Salle de musique est un bien grand mot pour ce
que c'est d'ailleurs mais bon
il y a un piano
électrique, ça fait l'affaire. C'est
rare quand on y va, souvent on n'y est pas plus
de trois ou quatre, et l'avantage c'est qu'on
y est tranquille. L'an dernier j'avais fait une
nouvelle coiffure à Noémie dans
cette salle, c'est dire si on n'y fout rien
Enfin bref hier la moitié de la classe
y était. Y a un gars qui nous jouait du
piano, rien d'extraordinaire, on l'écoutait
d'une oreille, sans plus. Et là je me suis
rappelée d'un seul coup qu'Antoine aussi
jouait du piano, ou du moins en avait déjà
joué. C'est vrai, quand il était
dans ma classe au collège, le prof lui
avait parlé de piano et je m'en rappelais.
Alors je lui ai demandé s'il voulait pas
nous jouer un morceau. Il avait l'air étonné
que je sache qu'il était musicien, et bien
sûr il ne voulait pas. Je lui ai demandé
ce qu'il jouait et il m'a bredouillé qu'il
venait d'apprendre la sonate n° 11 de Beethoven
(je dis n° 11 au pif, j'ai oublié le
titre exact). Je lui ai dit " Ah ouais je
l'adore celle-là ! Allez joue la s'il te
plaît " Je ne la connaissais même
pas cette sonate mais bon, comme ça il
avait une raison valable de jouer. Et Noémie
en a remis une couche et l'a demandée elle
aussi, et plusieurs autres aussi l'ont poussé
et il a bien fallu qu'il s'y mette, à ce
sacré piano
Et là il nous a joué sa sonate.
Et c'était terrible. Je veux dire que voilà,
il joue très bien. Je ne sais pas si c'était
un morceau difficile, j'y connais rien, mais il
tient le rythme, n'hésite pas sur ce qu'il
joue, joue modestement sans chercher à
en foutre plein la vue au public
c'est sobre,
c'est simple, c'est chouette. Bien sûr,
on sentait toujours une certaine retenue dans
ce qu'il jouait, sa timidité ne le quitte
pas
mais en même temps l'inverse aurait
été choquant. Ca a bien duré
cinq minutes, et on était tous très
attentif. Y en a qui chuchotaient car ils n'en
revenaient pas. Et à la fin on a tous applaudit.
Il est devenu tout rouge mais pour une fois c'était
dans le bon sens.

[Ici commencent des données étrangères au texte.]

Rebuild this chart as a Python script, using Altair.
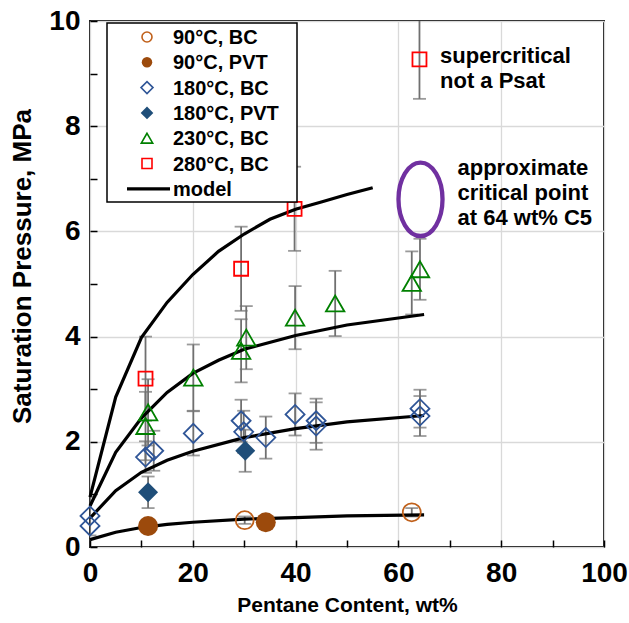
import altair as alt
import pandas as pd

FONT = "Liberation Sans"

# ---------------- data (read from the reference) ----------------
# 90 C, bubble-cell (open circles)
bc90_x = [30.1, 62.6]
bc90_y = [0.51, 0.66]
bc90_err = [0.07, 0.08]
# 90 C, PVT (filled circles)
pvt90_x = [11.3, 34.2]
pvt90_y = [0.40, 0.47]
pvt90_err = [0.0, 0.0]
# 180 C, BC (open diamonds)
bc180_x = [0.0, 0.0, 10.8, 12.4, 20.1, 29.4, 29.9, 34.2, 39.9, 44.0, 44.0, 64.2, 64.2]
bc180_y = [0.59, 0.40, 1.71, 1.83, 2.16, 2.40, 2.19, 2.08, 2.52, 2.40, 2.30, 2.63, 2.49]
bc180_err = [0.37, 0.0, 0.30, 0.38, 0.42, 0.40, 0.40, 0.40, 0.40, 0.42, 0.45, 0.36, 0.38]
# 180 C, PVT (filled diamonds)
pvt180_x = [11.3, 30.2]
pvt180_y = [1.04, 1.83]
pvt180_err = [0.30, 0.40]
# 230 C, BC (open triangles)
bc230_x = [11.3, 10.8, 20.1, 29.4, 30.4, 39.9, 47.7, 62.6, 64.2]
bc230_y = [2.56, 2.30, 3.22, 3.73, 3.98, 4.36, 4.63, 5.02, 5.28]
bc230_err = [0.63, 0.65, 0.63, 0.60, 0.60, 0.60, 0.62, 0.60, 0.58]
# 280 C, BC (open squares)
bc280_x = [10.8, 29.4, 39.8, 64.1]
bc280_y = [3.20, 5.29, 6.43, 9.27]
bc280_err = [0.80, 0.80, 0.80, 0.75]

# model curves
model90_x = [0, 5, 10, 15, 20, 30, 40, 50, 65]
model90_y = [0.14, 0.28, 0.37, 0.43, 0.47, 0.53, 0.56, 0.59, 0.61]
model180_x = [0, 5, 10, 15, 20, 30, 40, 50, 65]
model180_y = [0.55, 1.07, 1.42, 1.65, 1.82, 2.08, 2.25, 2.38, 2.50]
model230_x = [0, 5, 10, 15, 20, 25, 30, 40, 50, 65]
model230_y = [0.78, 1.80, 2.45, 2.94, 3.30, 3.55, 3.76, 4.02, 4.22, 4.42]
model280_x = [0, 5, 10, 15, 20, 25, 30, 35, 40, 45, 50, 55]
model280_y = [0.95, 2.85, 3.98, 4.65, 5.18, 5.62, 5.95, 6.23, 6.42, 6.56, 6.70, 6.83]

legend_labels = ["90°C, BC", "90°C, PVT", "180°C, BC", "180°C, PVT",
                 "230°C, BC", "280°C, BC", "model"]

crit_x = 64.3
crit_y = 6.61

# ---------------- styles ----------------
BROWN_O = "#C0601A"
BROWN_F = "#9C4A0C"
BLUE_O = "#2F5597"
BLUE_F = "#1F4E79"
GREEN = "#008000"
RED = "#FF0000"
ERRC = "#707070"

series = [
    # label, xs, ys, errs, shape, size, legend size, color, filled
    (legend_labels[0], bc90_x, bc90_y, bc90_err, "circle", 324, 100, BROWN_O, False),
    (legend_labels[1], pvt90_x, pvt90_y, pvt90_err, "circle", 400, 110, BROWN_F, True),
    (legend_labels[2], bc180_x, bc180_y, bc180_err, "diamond", 361, 144, BLUE_O, False),
    (legend_labels[3], pvt180_x, pvt180_y, pvt180_err, "diamond", 400, 160, BLUE_F, True),
    (legend_labels[4], bc230_x, bc230_y, bc230_err, "triangle-up", 340, 130, GREEN, False),
    (legend_labels[5], bc280_x, bc280_y, bc280_err, "square", 196, 100, RED, False),
]

xscale = alt.Scale(domain=[0, 100], nice=False, zero=False)
yscale = alt.Scale(domain=[0, 10], nice=False, zero=False)

xaxis = alt.Axis(
    values=list(range(0, 101, 5)),
    labelExpr="datum.value % 20 === 0 ? datum.label : ''",
    gridOpacity={"condition": {"test": "datum.value % 20 === 0", "value": 1}, "value": 0},
    grid=True, gridColor="#d9d9d9", gridWidth=1.3,
    domain=False, ticks=True, tickColor="black", tickWidth=1.5, tickSize=7,
    offset=-7, labelPadding=12, labelFlush=False, labelOverlap=False,
    labelFont=FONT, labelFontSize=28, labelFontWeight="bold", labelColor="black",
    title="Pentane Content, wt%", titleFont=FONT, titleFontSize=21,
    titleFontWeight="bold", titleColor="black",
    titleX=257, titleY=65, titleBaseline="middle", titleAlign="center",
)
yaxis = alt.Axis(
    values=[i * 0.5 for i in range(21)],
    labelExpr="datum.value % 2 === 0 ? datum.label : ''",
    gridOpacity={"condition": {"test": "datum.value % 2 === 0", "value": 1}, "value": 0},
    grid=True, gridColor="#d9d9d9", gridWidth=1.3,
    domain=False, ticks=True, tickColor="black", tickWidth=1.5, tickSize=7,
    offset=-7, labelPadding=10, labelFlush=False, labelOverlap=False,
    labelFont=FONT, labelFontSize=28, labelFontWeight="bold", labelColor="black",
    title="Saturation Pressure, MPa", titleFont=FONT, titleFontSize=26,
    titleFontWeight="bold", titleColor="black", titleAngle=270,
    titleX=-75, titleY=245, titleBaseline="middle", titleAlign="center",
)

def X(field="x"):
    return alt.X(f"{field}:Q", scale=xscale, axis=xaxis)

def Y(field="y"):
    return alt.Y(f"{field}:Q", scale=yscale, axis=yaxis)

# error-bar table
rows = []
for lab, xs, ys, es, *_ in series:
    for xv, yv, ev in zip(xs, ys, es):
        if ev > 0:
            rows.append({"x": xv, "lo": yv - ev, "hi": yv + ev})
err_df = pd.DataFrame(rows)

layers = []
layers.append(alt.Chart(err_df).mark_rule(color=ERRC, strokeWidth=1.8, clip=True)
              .encode(x=X(), y=Y("lo"), y2="hi:Q"))
layers.append(alt.Chart(err_df).mark_tick(orient="horizontal", size=13, thickness=1.8,
                                          color=ERRC, clip=True)
              .encode(x=X(), y=Y("lo")))
layers.append(alt.Chart(err_df).mark_tick(orient="horizontal", size=13, thickness=1.8,
                                          color=ERRC, clip=True)
              .encode(x=X(), y=Y("hi")))

# model curves
mrows = []
for name, xs, ys in [("90", model90_x, model90_y), ("180", model180_x, model180_y),
                     ("230", model230_x, model230_y), ("280", model280_x, model280_y)]:
    for xv, yv in zip(xs, ys):
        mrows.append({"x": xv, "y": yv, "T": name})
model_df = pd.DataFrame(mrows)
layers.append(alt.Chart(model_df).mark_line(color="black", strokeWidth=3.2)
              .encode(x=X(), y=Y(), detail="T:N", order="x:Q"))

# data points
for lab, xs, ys, es, shape, size, lsize, col, filled in series:
    df = pd.DataFrame({"x": xs, "y": ys})
    if filled:
        mk = alt.Chart(df).mark_point(shape=shape, size=size, filled=True, color=col, opacity=1)
    else:
        mk = alt.Chart(df).mark_point(shape=shape, size=size, filled=False, color=col,
                                      strokeWidth=1.8, opacity=1)
    layers.append(mk.encode(x=X(), y=Y()))

# critical-point ellipse
one = pd.DataFrame({"a": [0]})
layers.append(alt.Chart(one).mark_point(
    shape="M0,-1 A0.6,1 0 1,1 0,1 A0.6,1 0 1,1 0,-1 Z",
    size=5390, filled=False, color="#7030A0", strokeWidth=4.3, opacity=1)
    .encode(x=alt.datum(crit_x, scale=xscale), y=alt.datum(crit_y, scale=yscale)))

# annotations
layers.append(alt.Chart(one).mark_text(
    text=["supercritical", "not a Psat"], align="left", baseline="alphabetic",
    font=FONT, fontSize=22, fontWeight="bold", color="black", lineHeight=25)
    .encode(x=alt.datum(68.1), y=alt.datum(9.2)))
layers.append(alt.Chart(one).mark_text(
    text=["approximate", "critical point", "at 64 wt% C5"], align="left",
    baseline="alphabetic", font=FONT, fontSize=22, fontWeight="bold",
    color="black", lineHeight=25)
    .encode(x=alt.datum(71.5), y=alt.datum(7.07)))

# legend (manual, boxed)
layers.append(alt.Chart(one).mark_rect(fill="white", stroke="black", strokeWidth=1.5)
              .encode(x=alt.value(17), x2=alt.value(207), y=alt.value(2), y2=alt.value(181)))
row_y = [16 + 25.3 * i for i in range(7)]
for i, (lab, xs, ys, es, shape, size, lsize, col, filled) in enumerate(series):
    if filled:
        mk = alt.Chart(one).mark_point(shape=shape, size=lsize, filled=True, color=col, opacity=1)
    else:
        mk = alt.Chart(one).mark_point(shape=shape, size=lsize, filled=False, color=col,
                                       strokeWidth=1.6, opacity=1)
    layers.append(mk.encode(x=alt.value(57), y=alt.value(row_y[i])))
layers.append(alt.Chart(one).mark_rule(color="black", strokeWidth=3.2)
              .encode(x=alt.value(37), x2=alt.value(80), y=alt.value(row_y[6])))
for i, lab in enumerate(legend_labels):
    layers.append(alt.Chart(one).mark_text(
        text=lab, align="left", baseline="middle", font=FONT, fontSize=20,
        fontWeight="bold", color="black")
        .encode(x=alt.value(83), y=alt.value(row_y[i] + 1)))

chart = alt.layer(*layers).properties(
    width=514, height=526, autosize="none",
    padding={"left": 90, "top": 21, "right": 25, "bottom": 76},
    background="white",
).configure_view(stroke="black", strokeWidth=1.8)

chart.save("out.html", embed_options={"renderer": "svg", "actions": False})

Ca y allait bon train les commentaires
après
Y a un gars qui était
là et qui a, c'est vrai, tendance à
être très nerveux, qui ne tenait
plus en place et qui tournait autour du piano
en disant à Antoine " mais t'es génial
" Noémie m'a souri car je lui avais
fait part de la peine qu'Antoine me faisait à
toujours être tout seul dans son coin, et
elle voyait que j'étais contente pour lui.

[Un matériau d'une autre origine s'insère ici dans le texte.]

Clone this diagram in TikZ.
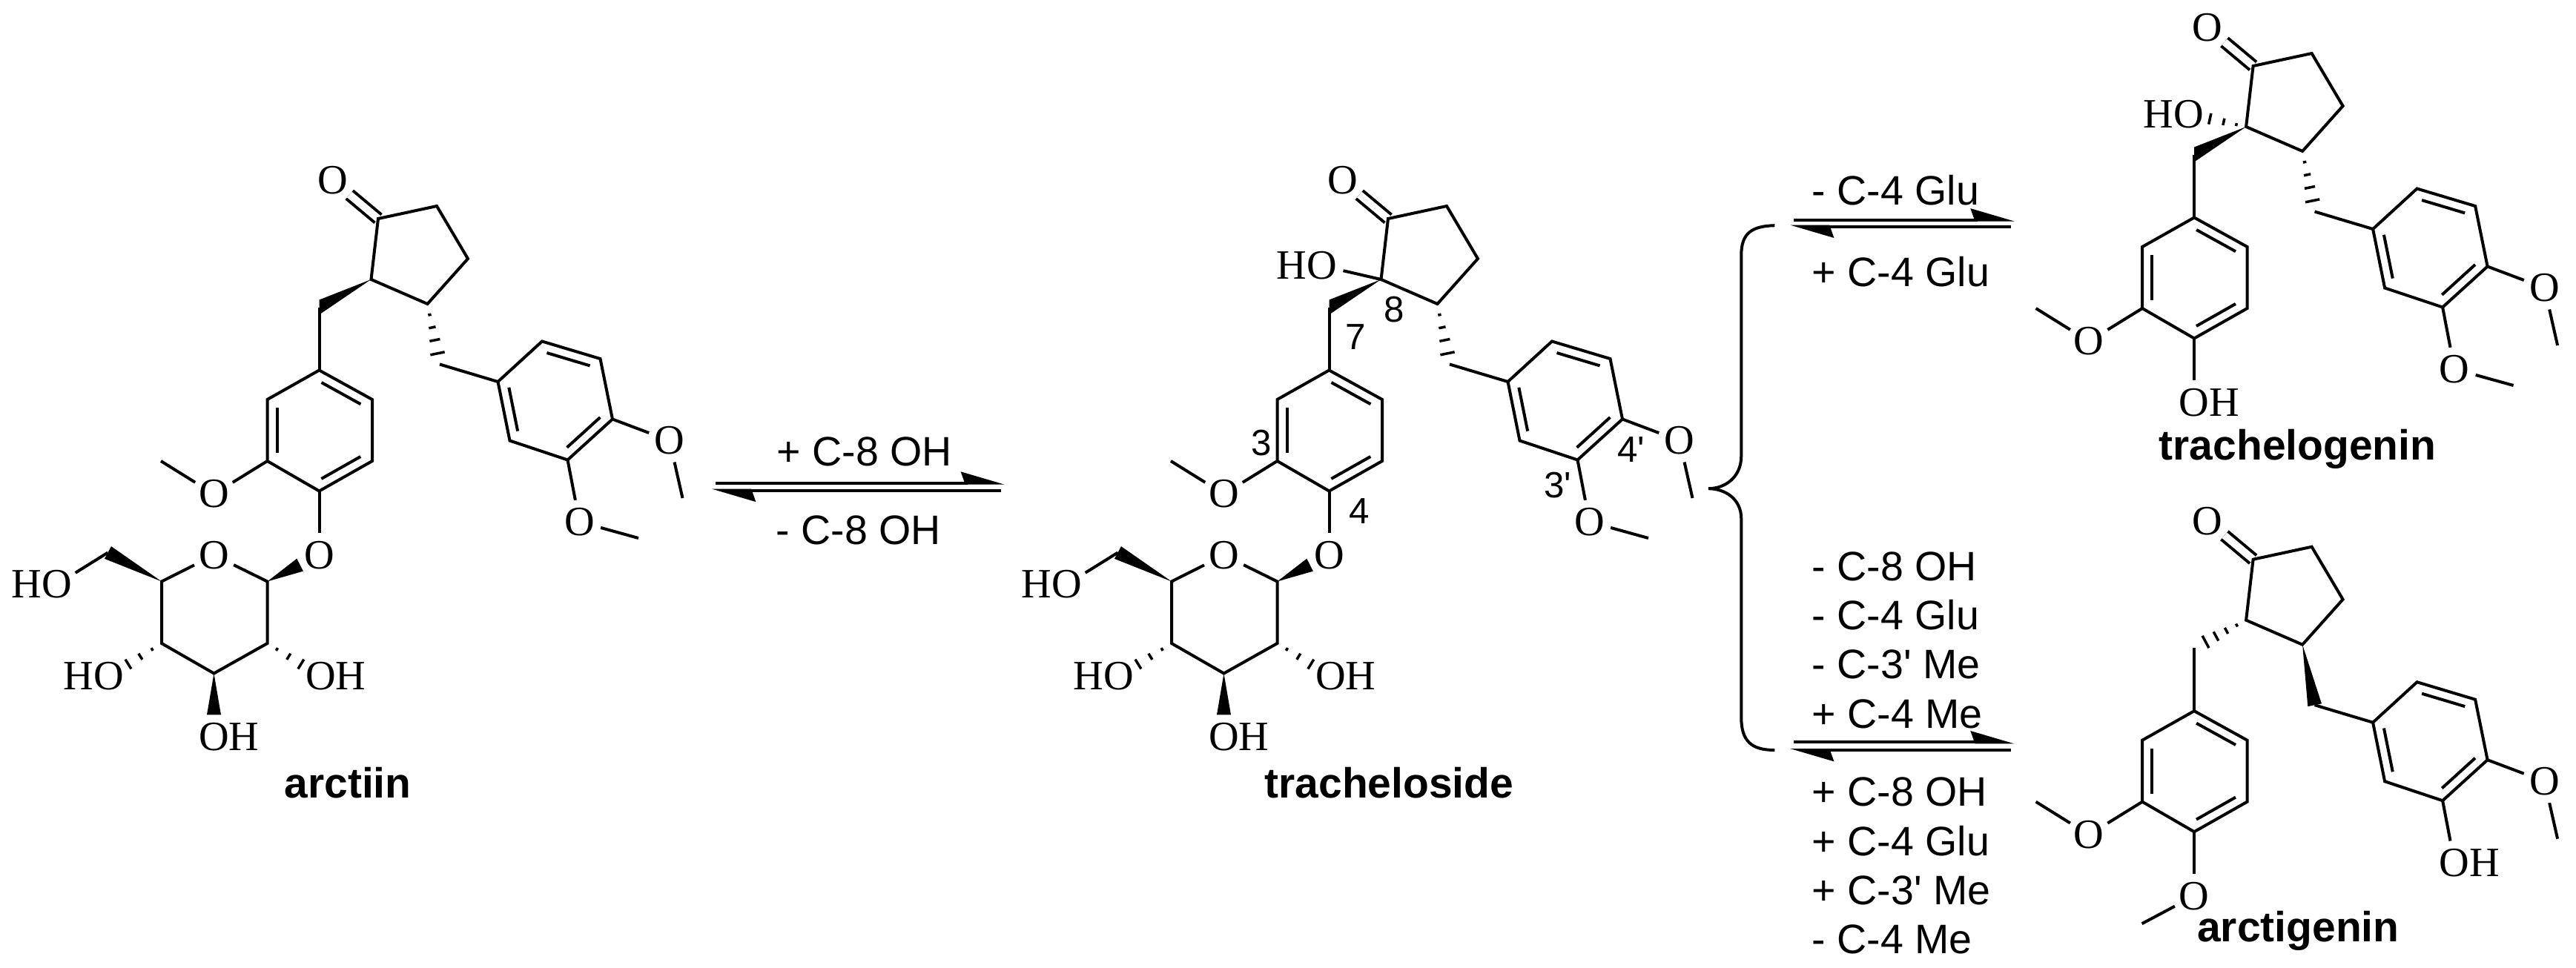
\documentclass[tikz,border=0pt]{standalone}
\usepackage{fontspec}
\setmainfont{Liberation Serif}
\setsansfont{Liberation Sans}
\usetikzlibrary{arrows.meta, calc, positioning}

% inner line of a ring double bond, ring walked clockwise
\newcommand{\innerbond}[2]{%
  \draw[bond] ($(#1)!.13!(#2)!.13cm!-90:(#2)$) -- ($(#2)!.13!(#1)!.13cm!90:(#1)$);}
\newcommand{\wedgebond}[3][1]{%
  \fill (#2) -- ($(#2)!#1!(#3)!.095cm!90:(#2)$) -- ($(#2)!#1!(#3)!.095cm!-90:(#2)$) -- cycle;}
\newcommand{\wedgeflat}[2]{%
  \fill (#1) -- ([yshift=.1cm]#2) -- ([yshift=-.1cm]#2) -- cycle;}
\newcommand{\hashbond}[3][.18,.39,.6,.82]{%
  \foreach \pos in {#1} {
    \pgfmathsetmacro{\hw}{3.4*\pos}
    \draw[hash] ($(#2)!\pos!(#3)!\hw pt!90:(#3)$) -- ($(#2)!\pos!(#3)!\hw pt!-90:(#3)$);
  }}

% the part all four molecules share
\newcommand{\lignan}{%
  \coordinate (C1) at (510,295);
  \coordinate (C2) at (589,278);
  \coordinate (C3) at (631,349);
  \coordinate (C4) at (576.5,410);
  \coordinate (C5) at (500.5,377);
  \coordinate (Ca) at (430.5,414.5);
  \coordinate (Cb) at (593,491.5);
  \coordinate (A1) at (430.5,499.5);
  \coordinate (A2) at (502,539);
  \coordinate (A3) at (502,622);
  \coordinate (A4) at (430.5,662.5);
  \coordinate (A5) at (360.5,622);
  \coordinate (A6) at (360.5,539);
  \coordinate (B1) at (671.5,515);
  \coordinate (B2) at (731,460.5);
  \coordinate (B3) at (809.5,484);
  \coordinate (B4) at (826,565.5);
  \coordinate (B5) at (765.5,620.5);
  \coordinate (B6) at (687.5,594.5);
  \coordinate (MeA) at (217,622);
  \coordinate (MeB) at (920.5,672);
  \node[atom] (Oket) at (448.5,243.5) {O};
  \node[atom] (OA5) at (288.5,666.5) {O};
  \node[atom] (OA4) at (430.5,749) {O};
  \node[atom] (OB4) at (903,594.5) {O};
  \node[atom] (OB5) at (781.5,704) {O};
  \draw[bond, double, double distance=.1cm] (C1) -- (Oket);
  \draw[bond] (C1) -- (C2) -- (C3) -- (C4) -- (C5) -- cycle;
  \draw[bond] (Ca) -- (A1);
  \draw[bond] (Cb) -- (B1);
  \draw[bond] (A1) -- (A2) -- (A3) -- (A4) -- (A5) -- (A6) -- cycle;
  \innerbond{A1}{A2}
  \innerbond{A3}{A4}
  \innerbond{A5}{A6}
  \draw[bond] (B1) -- (B2) -- (B3) -- (B4) -- (B5) -- (B6) -- cycle;
  \innerbond{B2}{B3}
  \innerbond{B4}{B5}
  \innerbond{B6}{B1}
  \draw[bond] (A5) -- (OA5);
  \draw[bond] (OA5) -- (MeA);
  \draw[bond] (A4) -- (OA4);
  \draw[bond] (B4) -- (OB4);
  \draw[bond] (OB4) -- (MeB);
  \draw[bond] (B5) -- (OB5);
}

% glucose hanging from the C-4 oxygen
\newcommand{\glucose}{%
  \coordinate (S1) at (360.5,784.5);
  \coordinate (S2) at (360.5,868);
  \coordinate (S3) at (288.5,908.5);
  \coordinate (S4) at (218,868);
  \coordinate (S5) at (218,784.5);
  \coordinate (S6) at (145.5,745.5);
  \node[atom] (Oring) at (288.5,749) {O};
  \node[atom] (O2) at (432.5,912.5) {O};
  \node[hatom, right=-.1cm of O2] (H2) {H};
  \node[atom] (O3) at (288.5,994.5) {O};
  \node[hatom, right=-.1cm of O3] (H3) {H};
  \node[atom] (O4) at (146.5,912.5) {O};
  \node[hatom, left=-.1cm of O4] (H4) {H};
  \node[atom] (O6) at (76.5,788.5) {O};
  \node[hatom, left=-.1cm of O6] (H6) {H};
  \draw[bond] (Oring) -- (S1) -- (S2) -- (S3) -- (S4) -- (S5) -- (Oring);
  \draw[bond] (S6) -- (O6);
  \wedgebond[.63]{S1}{OA4}
  \wedgebond{S5}{S6}
  \wedgebond[.65]{S3}{O3}
  \hashbond[.18,.4,.63]{S2}{O2}
  \hashbond[.18,.4,.63]{S4}{O4}
}

\begin{document}
\begin{tikzpicture}[
            x=0.01cm, y=-0.01cm,
            atom/.style={circle, inner sep=0pt, minimum size=.58cm, font=\fontsize{16}{18}\selectfont},
            hatom/.style={inner sep=0pt, font=\fontsize{16}{18}\selectfont},
            bond/.style={line width=.04cm},
            hash/.style={line width=.035cm},
            locant/.style={inner sep=0pt, font=\sffamily\fontsize{14}{16}\selectfont},
            change/.style={inner sep=0pt, anchor=west, align=left, font=\sffamily\fontsize{15.8}{18.8}\selectfont},
            cpdname/.style={inner sep=0pt, anchor=base, font=\sffamily\bfseries\fontsize{16.2}{19}\selectfont},
            equil/.style={line width=.04cm, -{Stealth[left, length=.52cm, width=.3cm, inset=.05cm]}},
            brace/.style={line width=.04cm}
        ]
        \useasboundingbox (0,0) rectangle (3474,1305);

        % arctiin
        \begin{scope}[name prefix=a-]
            \lignan
            \glucose
            \coordinate (MeC) at (861,726);
            \draw[bond] (OB5) -- (MeC);
            \wedgeflat{C5}{Ca}
            \hashbond{C4}{Cb}
            \node[cpdname] (arctiin) at (469,1076) {arctiin};
        \end{scope}

        % tracheloside
        \begin{scope}[shift={(1362,0)}, name prefix=t-]
            \lignan
            \glucose
            \coordinate (MeC) at (861,726);
            \node[atom] (OH8) at (420.5,358.5) {O};
            \node[hatom, left=-.1cm of OH8] (H8) {H};
            \draw[bond] (OB5) -- (MeC);
            \draw[bond] (C5) -- (OH8);
            \wedgeflat{C5}{Ca}
            \hashbond{C4}{Cb}
            \node[locant] (n8) at (518.5,418) {8};
            \node[locant] (n7) at (466.5,455) {7};
            \node[locant] (n3) at (339.5,598) {3};
            \node[locant] (n4) at (471,689.5) {4};
            \node[locant] (n4p) at (837.5,607) {4\textquotesingle};
            \node[locant] (n3p) at (738.5,654.5) {3\textquotesingle};
            \node[cpdname] (tracheloside) at (511.5,1076) {tracheloside};
        \end{scope}

        % trachelogenin
        \begin{scope}[shift={(2528.6,-206)}, name prefix=g-]
            \lignan
            \coordinate (MeC) at (861,726);
            \node[hatom, right=-.1cm of OA4] (HA4) {H};
            \node[atom] (OH8) at (423,360) {O};
            \node[hatom, left=-.1cm of OH8] (H8) {H};
            \draw[bond] (OB5) -- (MeC);
            \wedgeflat{C5}{Ca}
            \hashbond{C4}{Cb}
            \hashbond[.17,.39,.63]{C5}{OH8}
            \node[cpdname] (trachelogenin) at (570,826.8) {trachelogenin};
        \end{scope}

        % arctigenin
        \begin{scope}[shift={(2528.6,459.7)}, name prefix=r-]
            \lignan
            \coordinate (MeD) at (360,786.5);
            \node[hatom, right=-.1cm of OB5] (HB5) {H};
            \draw[bond] (OA4) -- (MeD);
            \hashbond[.18,.38,.58,.78]{C5}{Ca}
            \wedgebond{C4}{Cb}
            \node[cpdname] (arctigenin) at (570.7,811.1) {arctigenin};
        \end{scope}

        % equilibrium in the middle
        \coordinate (m1) at (965,651.7);
        \coordinate (m2) at (1355,651.7);
        \coordinate (m3) at (1350,661.7);
        \coordinate (m4) at (960,661.7);
        \draw[equil] (m1) -- (m2);
        \draw[equil] (m3) -- (m4);
        \node[change] (addoh) at (1047,609.5) {+ C-8 OH};
        \node[change] (lossoh) at (1046,715.5) {- C-8 OH};

        % brace
        \coordinate (tip) at (2304,659.2);
        \coordinate (bt) at (2393.3,304.2);
        \coordinate (bb) at (2393.3,1012);
        \draw[brace] (bt) .. controls (2362,305) and (2348.3,315) .. (2348.3,344)
            -- (2348.3,615) .. controls (2348.3,645) and (2325,659.2) .. (tip)
            .. controls (2325,659.2) and (2348.3,672) .. (2348.3,700)
            -- (2348.3,968) .. controls (2348.3,1000) and (2362,1012) .. (bb);

        % upper equilibrium
        \coordinate (u1) at (2419.3,296.5);
        \coordinate (u2) at (2716.7,296.5);
        \coordinate (u3) at (2711.7,305.6);
        \coordinate (u4) at (2414,305.6);
        \draw[equil] (u1) -- (u2);
        \draw[equil] (u3) -- (u4);
        \node[change] (lossglu) at (2443,256.3) {- C-4 Glu};
        \node[change] (addglu) at (2443,366.9) {+ C-4 Glu};

        % lower equilibrium
        \coordinate (l1) at (2419.3,1001.4);
        \coordinate (l2) at (2716.7,1001.4);
        \coordinate (l3) at (2711.7,1012);
        \coordinate (l4) at (2414,1012);
        \draw[equil] (l1) -- (l2);
        \draw[equil] (l3) -- (l4);
        \node[change] (forward) at (2443,863.7) {- C-8 OH\\- C-4 Glu\\- C-3\textquotesingle{} Me\\+ C-4 Me};
        \node[change] (backward) at (2443,1168) {+ C-8 OH\\+ C-4 Glu\\+ C-3\textquotesingle{} Me\\- C-4 Me};

    \end{tikzpicture}
\end{document}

Je repense à une journée au collège,
où deux gars avaient pris Antoine à
partie et appelaient les filles qui passaient
par-là vers eux et leur demandaient : "
comment tu le trouves ? " Et la plupart répondaient
: " moche ", ou " pas beau ",
ou même " à gerber ". C'était
pas vrai qu'il était pas beau, mais c'était
avant tout pour se moquer de lui. Et il n'osait
pas répondre. Ce jour là il avait
dû rentrer bien triste chez lui. Tout comme
mardi d'ailleurs. Et j'imagine, j'espère
! que hier soir il est rentré heureux chez
lui. Qui sait, peut-être même qu'il
a raconté son aventure à ses parents
(les parents quand t'as pas d'amis, c'est toujours
mieux que rien).
Plusieurs personnes ont reparlé aujourd'hui
du " concert " de la veille. C'est bien
la première fois qu'on parle d'Antoine
pour dire autre chose que des méchancetés
ou des moqueries. Quand j'y repense, je me dis
que ça fait des années qu'il joue
du piano et que personne ne le savait. Bon, jouer
du piano n'est pas une qualité, il ne faut
pas exagérer non plus. Mais cela prouve
au moins que tu as une passion dans la vie, que
tu aimes t'investir dans une activité,
et ça tout le monde ne peut pas en dire
autant. Et je me dis que d'autres personnes qui
ont plus de gueule ou la parole plus facile, impressionnent
d'avantage que ceux qui restent silencieux mais
agissent vraiment. Et c'est bien dommage.
Il ne faut pas rêver, la vie d'Antoine ne
s'est pas transformée pour autant. Je suppose
que d'ici quelques jours il sera retombé
dans l'oubli. Mais tant pis, ce qui est gagné
est gagné, et hier il a gagné un
superbe moment de bonheur. C'est chouette.